Advantages of using LEDs
LED schematic symbol
- LEDs produce more light per watt than incandescent bulbs; this is useful in battery powered or energy-saving devices.
- LEDs can emit light of an intended color without the use of color filters that traditional lighting methods require. This is more efficient and can lower initial costs.
- The solid package of the LED can be designed to focus its light. Incandescent and fluorescent sources often require an external reflector to collect light and direct it in a usable manner.
- When used in applications where dimming is required, LEDs do not change their color tint as the current passing through them is lowered, unlike incandescent lamps, which turn yellow.
- LEDs are ideal for use in applications that are subject to frequent on-off cycling, unlike fluorescent lamps that burn out more quickly when cycled frequently, or HID lamps that require a long time before restarting.
- LEDs, being solid state components, are difficult to damage with external shock. Fluorescent and incandescent bulbs are easily broken if dropped on the ground.
- LEDs can have a relatively long useful life. One report estimates 35,000 to 50,000 hours of useful life, though time to complete failure may be longer. Fluorescent tubes typically are rated at about 30,000 hours, and incandescent light bulbs at 1,000–2,000 hours
- LEDs mostly fail by dimming over time, rather than the abrupt burn-out of incandescent bulbs.
- LEDs light up very quickly. A typical red indicator LED will achieve full brightness in microseconds; Philips Lumileds technical datasheet DS23 for the Luxeon Star states “less than 100ns.” LEDs used in communications devices can have even faster response times.

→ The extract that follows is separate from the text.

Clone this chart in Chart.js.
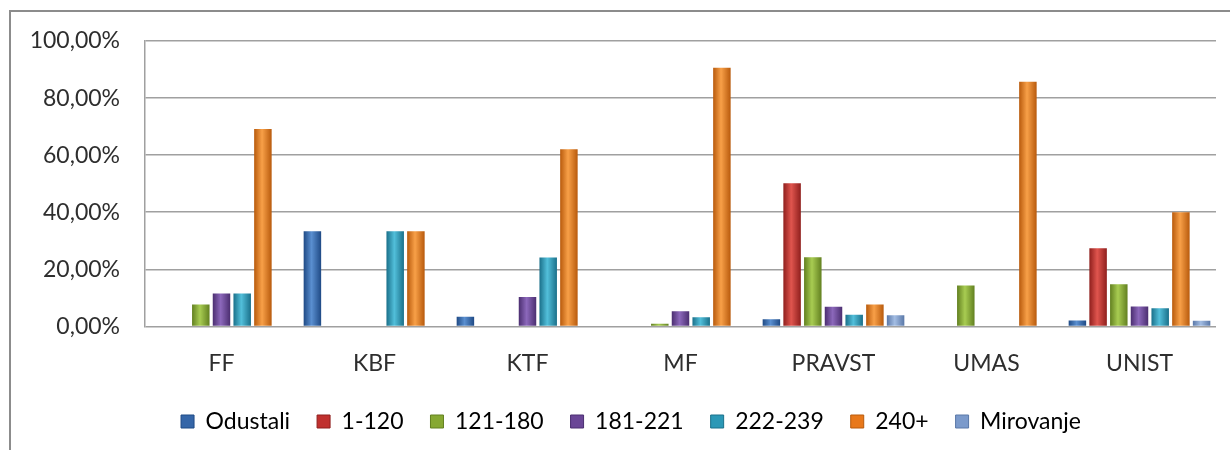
<!DOCTYPE html>
<html>
<head>
<meta charset="utf-8">
<script src="https://cdn.jsdelivr.net/npm/chart.js@4"></script>
<style>
  html, body { margin: 0; padding: 0; background: #fff; overflow: hidden; }
  #frame {
    position: absolute;
    left: 9px;
    top: 10px;
    width: 1260px;
    height: 440px;
    border-left: 2px solid #8c8c8c;
    border-top: 2px solid #8c8c8c;
  }
  canvas { display: block; }
</style>
</head>
<body>
<div id="frame">
  <canvas id="chart" width="1240" height="438"></canvas>
</div>
<script>
// 학과별 분포 (퍼센트)
const faculties = ["FF", "KBF", "KTF", "MF", "PRAVST", "UMAS", "UNIST"];
const groups = ["Odustali", "1-120", "121-180", "181-221", "222-239", "240+", "Mirovanje"];

const odustali = [0, 33.3, 3.4, 0, 2.5, 0, 2.1];
const do120 = [0, 0, 0, 0, 50.2, 0, 27.4];
const do180 = [7.7, 0, 0, 0.9, 24.2, 14.3, 14.8];
const do221 = [11.5, 0, 10.3, 5.3, 6.9, 0, 7.0];
const do239 = [11.5, 33.3, 24.1, 3.2, 4.1, 0, 6.4];
const preko240 = [69.2, 33.3, 62.1, 90.6, 7.7, 85.7, 40.0];
const mirovanje = [0, 0, 0, 0, 3.9, 0, 2.0];

const yTicks = [0, 20, 40, 60, 80, 100];

// 기본색 / 밝은색 / 어두운색
const palette = [
  ["#3566a8", "#5a8fd0", "#1f4a85"],
  ["#c0302e", "#e0554e", "#8f1f1d"],
  ["#86a832", "#a8cc52", "#628020"],
  ["#6a4696", "#8c68bb", "#4b2e70"],
  ["#2b98b6", "#52bfda", "#1a708a"],
  ["#e8781a", "#f8a048", "#b85a0c"],
  ["#7b9acb", "#a3bde3", "#5a78a8"],
];

const CAT_PCT = 0.947;
const BAR_PCT = 0.845;

// 원기둥 느낌의 가로 그라디언트
function cylinderFill(dsIndex) {
  return (ctx) => {
    const [base, light, dark] = palette[dsIndex];
    if (ctx.type !== "data") return base;
    const chart = ctx.chart;
    const xs = chart.scales.x;
    if (!xs || !chart.chartArea) return base;
    const catW = xs.width / faculties.length;
    const step = (catW * CAT_PCT) / groups.length;
    const cx = xs.getPixelForValue(ctx.dataIndex) + (dsIndex - (groups.length - 1) / 2) * step;
    const w = step * BAR_PCT;
    const g = chart.ctx.createLinearGradient(cx - w / 2, 0, cx + w / 2, 0);
    g.addColorStop(0, dark);
    g.addColorStop(0.45, light);
    g.addColorStop(1, dark);
    return g;
  };
}

// 축 라벨 여백이 레이아웃을 밀지 않도록
function noOverhang(scale) {
  scale.paddingTop = 0;
  scale.paddingBottom = 0;
  scale.paddingLeft = 0;
  scale.paddingRight = 0;
}

const series = [odustali, do120, do180, do221, do239, preko240, mirovanje];

const datasets = series.map((values, i) => ({
  label: groups[i],
  data: values,
  backgroundColor: cylinderFill(i),
  borderWidth: 0,
  categoryPercentage: CAT_PCT,
  barPercentage: BAR_PCT,
}));

const fontFamily = "Lato, 'Open Sans', sans-serif";
const textColor = "#2e2e2e";

const ctx = document.getElementById("chart").getContext("2d");
new Chart(ctx, {
  type: "bar",
  data: {
    labels: faculties,
    datasets: datasets,
  },
  options: {
    responsive: false,
    animation: false,
    layout: {
      padding: { left: 17, right: 17, top: 29, bottom: 7 },
    },
    plugins: {
      legend: {
        position: "bottom",
        labels: {
          boxWidth: 13,
          boxHeight: 13,
          padding: 27,
          color: textColor,
          font: { family: fontFamily, size: 23 },
          generateLabels: (chart) =>
            groups.map((name, i) => ({
              text: name,
              fillStyle: palette[i][0],
              strokeStyle: palette[i][2],
              lineWidth: 1,
              datasetIndex: i,
              hidden: false,
            })),
        },
      },
      tooltip: { enabled: false },
    },
    scales: {
      x: {
        grid: { display: false },
        border: { display: false },
        ticks: {
          color: textColor,
          padding: 15,
          font: { family: fontFamily, size: 23 },
        },
        afterFit: (scale) => {
          scale.height -= 9;
          noOverhang(scale);
        },
      },
      y: {
        min: 0,
        max: 100,
        afterBuildTicks: (axis) => {
          axis.ticks = yTicks.map((v) => ({ value: v }));
        },
        afterFit: (scale) => {
          scale.width = 117;
          noOverhang(scale);
        },
        grid: {
          color: "#a0a0a0",
          lineWidth: 1.5,
          drawTicks: false,
        },
        border: { display: true, color: "#a0a0a0", width: 1.5 },
        ticks: {
          color: textColor,
          padding: 25,
          font: { family: fontFamily, size: 23 },
          callback: (value) => value.toFixed(2).replace(".", ",") + "%",
        },
      },
      // 범례를 가운데로 맞추기 위한 빈 오른쪽 여백
      spacer: {
        type: "linear",
        position: "right",
        grid: { display: false },
        border: { display: false },
        ticks: { display: false },
        afterFit: (scale) => {
          scale.width = 18;
          noOverhang(scale);
        },
      },
    },
  },
});
</script>
</body>
</html>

- LEDs can be very small and are easily populated onto printed circuit boards.
- LEDs do not contain mercury, unlike compact fluorescent lamps.
Disadvantages of using LEDs
LEDs are currently more expensive, price per lumen, on an initial capital cost basis, than more conventional lighting technologies. The additional expense partially stems from the relatively low lumen output and the drive circuitry and power supplies needed. However, when considering the total cost of ownership (including energy and maintenance costs), LEDs far surpass incandescent or halogen sources and begin to threaten compact fluorescent lamps. In December 2007, scientists at Glasgow University claimed to have found a way to make Light Emitting Diodes brighter and use less power than energy efficient light bulbs currently on the market by imprinting holes into billions of LEDs in a new and cost effective method using a process known as nanoimprint lithography.
LED Applications
Lighting
- Grow lights composed of LEDs are more efficient, both because LEDs produce more lumens per watt than other alternatives, and also because they can be tuned to the specific wavelengths plants can make the most use.
- Light bulbs
- Lanterns
- Streetlights
- Large scale video displays
- Architectural lighting
- Light source for machine vision systems, requiring bright, focused, homogeneous and possibly strobed illumination.
- Motorcycle and Bicycle lights
- Flashlights, including some mechanically powered models.
- Emergency vehicle lighting
- Backlighting for LCD televisions and displays. The availability of LEDs in specific colors (RGB) enables a full-spectrum light source which expands the color gamut by as much as 45%.
- Stage lights using banks of LED's as replacement for incandescent bulbs. LED's produce less heat so LED stage lighting is cheaper to operate and reduces the risk of fire considerably.